Han leído bien, dice
“favorable”, no dice “consistente en” o “que supone que” o “que da por hecho
que”, sino que está a favor de o que debería ser, que piensa que lo correcto
sería otorgarle el poder y la intervención al pueblo, pero sin afirmar rotunda
y claramente que es así o que debe ser así, lo cual no me extraña después de
comprobar la forma en que los votos se convierten en escaños, que prima a los
partidos grandes y perjudica a los pequeños, o las listas cerradas o la
elección de jueces y fiscales por los políticos, lo cual perjudica la
imparcialidad de los mismos.
Es sólo una interpretación,
como lo es “el poder del pueblo por el pueblo”. El problema reside en que ello
supone instaurar una democracia directa, cercana y confiable al individuo, lo
cual supondría una continua toma de decisiones por parte de los ciudadanos,
ante lo cual, nosotros mismos nos pondríamos límites de inmediato, ante la
supuesta imposibilidad de llevarlo a cabo, demasiado ocupados cada día como
para ocuparnos de esos menesteres.
El comunismo resultó una
experiencia devastadora por su brutalidad en la privación de las libertades
individuales bajo la pretendida máscara de la igualdad y la dictadura del
proletariado, donde el ciudadano se convertía en un objeto propiedad del estado y al servicio del
mismo, donde el incentivo, la iniciativa individual, el afán de superación
carecían de todo valor para unos ciudadanos sometidos a la dictadura del
pensamiento único dirigido por un Estado que era el encargado de reeducar a
quién se salía de los límites establecidos.
En España estamos asistiendo a
los denominados scratches – literalmente rayar, arañar – como un acto de
aproximación de los ciudadanos a sus gobernantes, en aras de reclamar aquello
que no podrían llevar a cabo de otra manera, salvo seguir los cauces marcados
por la burocracia, lo cual conduce al ostracismo más absoluto, a la papelera y,
en todo caso, al paso del tiempo para al final obtener una demorada e
intencionada respuesta que a nada conduce.
Escucho en la radio al primer
ministro turco, amenazar a los indignados de ese País, que llevan ya unos cuantos
días ocupando la plaza Taksim en Estambul, con esa expresión tan impropia de un
demócrata de “se nos está acabando la paciencia”.
¿Pero quién se cree este señor
que se permite amenazar de esta forma a los ciudadanos? ¿Acaso no se da cuenta
de está comportándose como un dictador? ¿Con qué autoridad, con qué permiso se
arroga la facultad de poner un límite a su paciencia, concediéndoles la suprema
gracia de aguantarles, cuando es él el que debe escuchar a su pueblo que lo ha
elegido?
Qué me dicen del imperio por
excelencia de los tiempos actuales, Estados Unidos.

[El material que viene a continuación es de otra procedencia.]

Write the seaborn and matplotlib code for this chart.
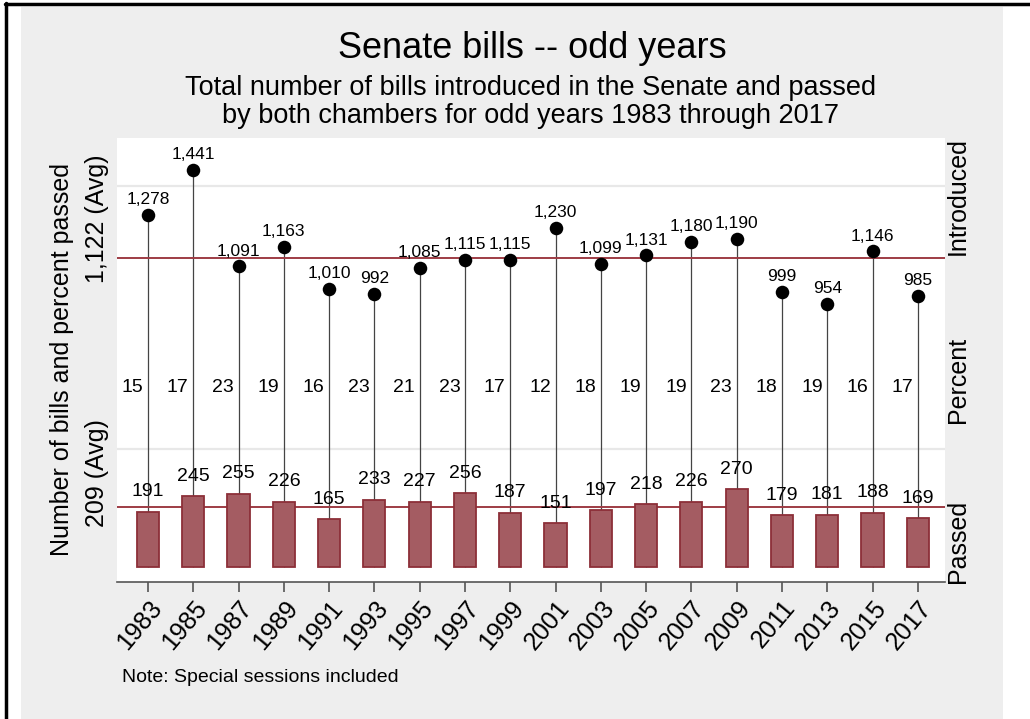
import matplotlib
matplotlib.use("Agg")
import matplotlib.pyplot as plt
import matplotlib.transforms as mtransforms
from matplotlib.patches import Rectangle
from matplotlib.lines import Line2D
import seaborn as sns
import pandas as pd

# ---- data ----
years = ["1983", "1985", "1987", "1989", "1991", "1993", "1995", "1997", "1999",
         "2001", "2003", "2005", "2007", "2009", "2011", "2013", "2015", "2017"]
introduced = [1278, 1441, 1091, 1163, 1010, 992, 1085, 1115, 1115,
              1230, 1099, 1131, 1180, 1190, 999, 954, 1146, 985]
passed = [191, 245, 255, 226, 165, 233, 227, 256, 187,
          151, 197, 218, 226, 270, 179, 181, 188, 169]
percent = [15, 17, 23, 19, 16, 23, 21, 23, 17, 12, 18, 19, 19, 23, 18, 19, 16, 17]

df = pd.DataFrame({"year": years, "introduced": introduced,
                   "passed": passed, "percent": percent})
df["pos"] = range(len(df))
avg_intro = sum(introduced) / len(introduced)
avg_passed = sum(passed) / len(passed)

sns.set_theme(style="white")
plt.rcParams["font.family"] = ["Liberation Sans", "DejaVu Sans"]
plt.rcParams["text.color"] = "black"
plt.rcParams["xtick.color"] = "black"

W, H = 1030, 719
fig = plt.figure(figsize=(W / 100, H / 100), dpi=100, facecolor="white")

# background gray region + black frame
fig.patches.append(Rectangle((21 / W, 0), (1003 - 21) / W, 1 - 7 / H,
                             transform=fig.transFigure, facecolor="#eeeeee",
                             edgecolor="none", zorder=-5))
fig.lines.append(Line2D([6 / W, 6 / W], [0, 1 - 3 / H], transform=fig.transFigure,
                        color="black", lw=2.5, zorder=-4))
fig.lines.append(Line2D([5 / W, 1], [1 - 4 / H, 1 - 4 / H], transform=fig.transFigure,
                        color="black", lw=2.5, zorder=-4))

L, R, T, B = 117, 945, 138, 582
ax = fig.add_axes([L / W, 1 - B / H, (R - L) / W, (B - T) / H])
ax.set_facecolor("white")
ax2 = ax.twinx()

bar_face = "#a45c62"
bar_edge = "#8c2f38"
avg_col = "#9e3c44"

# scales (y=0 sits ~15px above the axis line on both)
ax.set_ylim(-56, 1558)
ax2.set_ylim(-54, 1498)
ax.set_xlim(-0.684, 17.6)

# gridlines
for fy in (0.892, 0.300):
    ax.axhline(fy * (1558 + 56) - 56, color="#e8e8e8", lw=1.6, zorder=0)

# stems
ax.vlines(df["pos"], 0, df["introduced"], color="#444444", lw=0.9, zorder=1)
# dots
sns.scatterplot(data=df, x="pos", y="introduced", ax=ax, color="black", s=95,
                edgecolor="black", linewidth=0, zorder=3, legend=False)
ax.axhline(avg_intro, color=avg_col, lw=1.4, zorder=2)

# bars
sns.barplot(data=df, x="year", y="passed", ax=ax2, color=bar_face, width=0.49,
            saturation=1, edgecolor=bar_edge, linewidth=1.3, zorder=2)
ax2.axhline(avg_passed, color=avg_col, lw=1.4, zorder=1)
ax2.set_xlim(-0.684, 17.6)

# labels
tr = mtransforms.blended_transform_factory(ax.transData, ax.transAxes)
for i, r in df.iterrows():
    ax.annotate(f"{r['introduced']:,}", (r["pos"], r["introduced"]),
                xytext=(0, 11), textcoords="offset points", ha="center",
                va="center", fontsize=12.5, zorder=5)
    ax2.annotate(f"{r['passed']}", (r["pos"], r["passed"]),
                 xytext=(0, 14.5), textcoords="offset points", ha="center",
                 va="center", fontsize=14, zorder=5)
    ax.text(r["pos"] - 0.1, 0.439, f"{r['percent']}", transform=tr,
            ha="right", va="center", fontsize=14)

# axes styling
for sp in ("top", "right", "left"):
    ax.spines[sp].set_visible(False)
    ax2.spines[sp].set_visible(False)
ax2.spines["bottom"].set_visible(False)
ax.spines["bottom"].set_color("#555555")
ax.spines["bottom"].set_linewidth(1.2)
ax.set_yticks([])
ax2.set_yticks([])
ax.set_ylabel("")
ax2.set_ylabel("")
ax.set_xlabel("")
ax2.set_xlabel("")
ax2.tick_params(axis="x", bottom=False, labelbottom=False)
ax.set_xticks(df["pos"])
ax.set_xticklabels(years, rotation=50, ha="right", rotation_mode="anchor",
                   fontsize=18)
ax.tick_params(axis="x", bottom=True, length=7, width=1.2, color="#555555",
               pad=3, direction="out")

# side texts (figure pixel coords)
def ftext(x, y, s, **kw):
    fig.text(x / W, 1 - y / H, s, **kw)

ftext(532, 48, "Senate bills -- odd years", ha="center", va="center", fontsize=26)
ftext(531, 88, "Total number of bills introduced in the Senate and passed",
      ha="center", va="center", fontsize=19.5)
ftext(531, 116, "by both chambers for odd years 1983 through 2017",
      ha="center", va="center", fontsize=19.5)
ftext(62, 360, "Number of bills and percent passed", rotation=90, ha="center",
      va="center", fontsize=18)
ftext(97, 219, "1,122 (Avg)", rotation=90, ha="center", va="center", fontsize=18)
ftext(97, 473, "209 (Avg)", rotation=90, ha="center", va="center", fontsize=18)
ftext(958, 196, "Introduced", rotation=90, ha="center", va="center", fontsize=18)
ftext(958, 380, "Percent", rotation=90, ha="center", va="center", fontsize=18)
ftext(958, 541, "Passed", rotation=90, ha="center", va="center", fontsize=18)
ftext(122, 678, "Note: Special sessions included", ha="left", va="center", fontsize=14)

fig.savefig("out.png", dpi=100, facecolor="white")
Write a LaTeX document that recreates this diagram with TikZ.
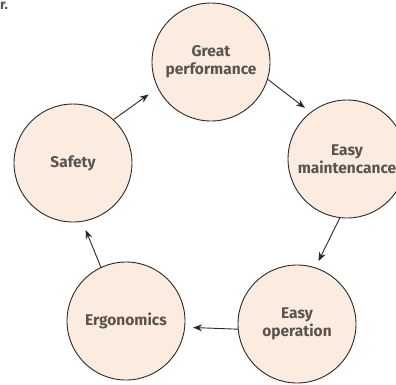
\documentclass[tikz,border=0pt]{standalone}
\usepackage{fontspec}
\setmainfont{Fira Sans}
\usetikzlibrary{arrows.meta}
\definecolor{fillc}{HTML}{FCEBDF}
\definecolor{txtc}{HTML}{58544F}
\definecolor{linec}{HTML}{2A2A2A}
\begin{document}
\begin{tikzpicture}[x=1pt,y=-1pt,
  bubble/.style={circle,draw=linec,line width=0.9pt,fill=fillc,minimum size=118pt,inner sep=0pt,
    font=\fontsize{15.5}{18}\selectfont\bfseries,text=txtc,align=center},
  flow/.style={->,>={Stealth[length=9pt,width=7pt]},line width=0.9pt,draw=linec}]
\useasboundingbox (0,0) rectangle (396,384);
\node[anchor=north west,inner sep=0pt,font=\fontsize{14}{16}\selectfont\bfseries,text=txtc] (lbl) at (0,2) {r.};
\node[bubble] (gp) at (211,62) {Great\\performance};
\node[bubble] (em) at (347,159) {Easy\\maintencance};
\node[bubble] (eo) at (297,324) {Easy\\operation};
\node[bubble] (er) at (126,321) {Ergonomics};
\node[bubble] (sa) at (73,163) {Safety};
\draw[flow,shorten >=11pt] (sa.47) -- (gp.206);
\draw[flow,shorten >=7pt] (gp.-17) -- (em.128);
\draw[flow,shorten >=7pt] (em.263) -- (eo.72);
\draw[flow,shorten >=8pt] (eo.185) -- (er.-6);
\draw[flow,shorten >=9pt] (er.115) -- (sa.-81);
\end{tikzpicture}
\end{document}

No ha sido ni es ejemplo
alguno para nadie, pese a los méritos que hay que reconocerle. Ha hecho y
deshecho gobiernos en el mundo a su antojo, y ahora nos hemos dado por
enterados, aunque ya lo sabíamos, que una gran parte de la población mundial
somos espiados por ellos, hasta el punto de que podrían leer antes que nosotros
los correos electrónicos que recibimos, las intervenciones en las redes
sociales y las comunicaciones de todo tipo que podamos establecer.
La corrupción, el derroche y el
despilfarro generalizado, la dilapidación de fondos públicos por parte de muchos
políticos, la dudosa y poca clara financiación de los partidos políticos, han
llevado a la ruina a este País, que ha cargado todo el peso sobre las clases
más humildes, los trabajadores, con recortes, subidas de impuestos y una
pérdida irreparable e irrecuperable de su capacidad adquisitiva, que conlleva
un descrédito no sólo de la clase política, sino de un sistema democrático
parcial e injusto.
No sé si las democracias de los
países nórdicos se salvan de este desastre democrático. He leído algo sobre el
tema y sin duda presentan características a su favor que las distancian del
resto del mundo occidental donde nos encontramos. Sólo me queda recurrir a
aquello de que la democracia es el menos malo de los sistemas de gobierno, pero
yo, sinceramente, ya no sé qué pensar.